A credibilidade de crédito de cada país soberano, por sua vez, é medida em relação aos créditos soberanos considerados como os mais solváveis, os de menor risco, emissores de triplo A e dentre destes o mais proeminente é o governo dos EUA, cujos títulos são geralmente considerados como os títulos de referência, o benchmark, livres de risco global. As mudanças nos ratings soberanos têm normalmente implicações de longo alcance.

 

Os ratings soberanos foram postos à prova em 1997-2002. A crise asiática, em 1997, expôs as deficiências existentes quanto ao tratamento da informação e notação baseada esta em classificações determinadas exclusivamente através dos “fundamentos macroeconómicos” e as agências de notação, as agências de rating, sublinharam então a questão da contingência na responsabilidade legal.

 

A crise russa, em 1998, desafiou e reforçou os tradicionais pontos de vista sobre a relativa probabilidade de incumprimento em moeda local versus moeda estrangeira. A situação de incumprimento do Paquistão em 1999, numa emissão de títulos em euros, eurobonds, assinalou uma nova posição do sector oficial para impor a partilha dos custos pelos titulares das obrigações e sublinhou a necessidade de vigilância, instrumento a instrumento financeiro, em cenários de incumprimento selectivo. A troca de títulos pelo Paquistão e uma vez pelo Equador, em 2000, geraram uma procura de avaliação de solvabilidade de crédito, a notação sobre a qualidade do crédito emitido, que foi indicativa do papel que as agências de rating vieram a ocupar mais tarde como fornecedores imparciais de informação de crédito em situações de reestruturação da dívida soberana.

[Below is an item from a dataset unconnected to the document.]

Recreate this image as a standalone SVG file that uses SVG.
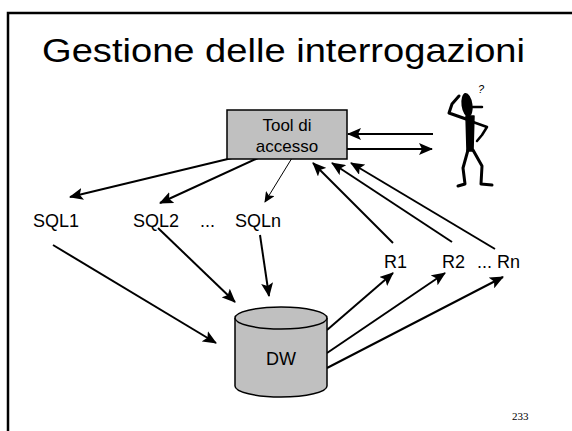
<svg xmlns="http://www.w3.org/2000/svg" width="572" height="431" viewBox="0 0 572 431">
  <style>
    .lbl { font-family: "Liberation Sans", "DejaVu Sans", sans-serif; fill: #000; }
    .edge { stroke: #000; stroke-width: 2; fill: none; }
    .edge-thin { stroke: #000; stroke-width: 1; fill: none; }
    .shape { fill: #c0c0c0; stroke: #000; stroke-width: 1.5; }
  </style>
  <defs>
    <marker id="arrow" markerWidth="14" markerHeight="12" refX="13" refY="6" orient="auto" markerUnits="userSpaceOnUse">
      <path d="M0,0 L14,6 L0,12 L3,6 Z" fill="#000"/>
    </marker>
    <marker id="arrow-small" markerWidth="11" markerHeight="10" refX="10" refY="5" orient="auto" markerUnits="userSpaceOnUse">
      <path d="M0,0 L11,5 L0,10 L2.5,5 Z" fill="#000"/>
    </marker>
  </defs>

  <rect width="572" height="431" fill="#fff"/>
  <!-- slide frame -->
  <path d="M8,431 V13 H572" fill="none" stroke="#000" stroke-width="2.5"/>

  <text class="lbl" x="42" y="62" font-size="34" textLength="483" lengthAdjust="spacingAndGlyphs">Gestione delle interrogazioni</text>

  <g id="connectors">
    <!-- user <-> tool -->
    <line class="edge" x1="433" y1="134" x2="348" y2="134" marker-end="url(#arrow)"/>
    <line class="edge" x1="346" y1="149" x2="432" y2="149" marker-end="url(#arrow)"/>
    <!-- tool -> queries -->
    <line class="edge" x1="232" y1="158" x2="70" y2="197" marker-end="url(#arrow)"/>
    <line class="edge" x1="258" y1="158" x2="160" y2="203" marker-end="url(#arrow)"/>
    <line class="edge-thin" x1="292" y1="158" x2="265" y2="202" marker-end="url(#arrow-small)"/>
    <!-- queries -> DW -->
    <line class="edge" x1="53" y1="245" x2="216" y2="343" marker-end="url(#arrow)"/>
    <line class="edge" x1="158" y1="228" x2="235" y2="302" marker-end="url(#arrow)"/>
    <line class="edge" x1="260" y1="235" x2="269" y2="296" marker-end="url(#arrow)"/>
    <!-- DW -> results -->
    <line class="edge" x1="327" y1="330" x2="393" y2="273" marker-end="url(#arrow)"/>
    <line class="edge" x1="327" y1="353" x2="445" y2="273" marker-end="url(#arrow)"/>
    <line class="edge" x1="327" y1="368" x2="503" y2="277" marker-end="url(#arrow)"/>
    <!-- results -> tool -->
    <line class="edge" x1="393" y1="243" x2="313" y2="163" marker-end="url(#arrow)"/>
    <line class="edge" x1="452" y1="242" x2="332" y2="163" marker-end="url(#arrow)"/>
    <line class="edge" x1="495" y1="249" x2="351" y2="163" marker-end="url(#arrow)"/>
  </g>

  <g id="tool">
    <rect class="shape" x="227" y="110" width="120" height="49"/>
    <text class="lbl" x="287" y="131" font-size="17" text-anchor="middle">Tool di</text>
    <text class="lbl" x="287" y="152" font-size="17" text-anchor="middle">accesso</text>
  </g>

  <g id="user">
    <text class="lbl" x="478" y="93" font-size="11" font-style="italic">?</text>
    <ellipse cx="467" cy="105" rx="5.5" ry="12" fill="#000" transform="rotate(-8 467 105)"/>
    <line x1="470" y1="107" x2="482" y2="107" stroke="#000" stroke-width="2.5" stroke-linecap="round"/>
    <!-- raised arm -->
    <path d="M466,119 L449,113 L452,104 L459,96" fill="none" stroke="#000" stroke-width="3" stroke-linecap="round" stroke-linejoin="round"/>
    <!-- torso -->
    <path d="M466,116 L474,116 L473,151 L467,151 Z" fill="#000" stroke="#000" stroke-width="1.5" stroke-linejoin="round"/>
    <!-- hand on hip -->
    <path d="M473,122 L487,127 L482,135 L477,141" fill="none" stroke="#000" stroke-width="2.5" stroke-linecap="round" stroke-linejoin="round"/>
    <!-- legs -->
    <path d="M468,150 L463,168 L465,184 L458,186" fill="none" stroke="#000" stroke-width="3" stroke-linecap="round" stroke-linejoin="round"/>
    <path d="M473,150 L482,166 L481,184 L492,185" fill="none" stroke="#000" stroke-width="3" stroke-linecap="round" stroke-linejoin="round"/>
  </g>

  <g id="sql1"><text class="lbl" x="33" y="227" font-size="18">SQL1</text></g>
  <g id="sql2"><text class="lbl" x="133" y="227" font-size="18">SQL2</text></g>
  <g id="dots-sql"><text class="lbl" x="200" y="227" font-size="18">...</text></g>
  <g id="sqln"><text class="lbl" x="235" y="227" font-size="18">SQLn</text></g>

  <g id="dw">
    <path class="shape" d="M235,318 V386 A46,11 0 0 0 327,386 V318"/>
    <ellipse class="shape" cx="281" cy="318" rx="46" ry="11"/>
    <text class="lbl" x="281" y="365" font-size="18" text-anchor="middle">DW</text>
  </g>

  <g id="r1"><text class="lbl" x="384" y="268" font-size="18">R1</text></g>
  <g id="r2"><text class="lbl" x="442" y="268" font-size="18">R2</text></g>
  <g id="rn"><text class="lbl" x="477" y="268" font-size="18">... Rn</text></g>

  <text x="512" y="420" font-family="Liberation Serif, serif" font-size="11" fill="#000">233</text>
</svg>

A crise da Argentina em 2001-2002 resultou na maior situação de incumprimento soberano a nível internacional de toda a história. E quando o Uruguai caiu numa situação de crise financeira em 2002, as classificações das agências, mais uma vez apareceram tarde demais, sublinhando-se por aí as debilidades do sistema de notação do risco de crédito que se mantinham bem presentes.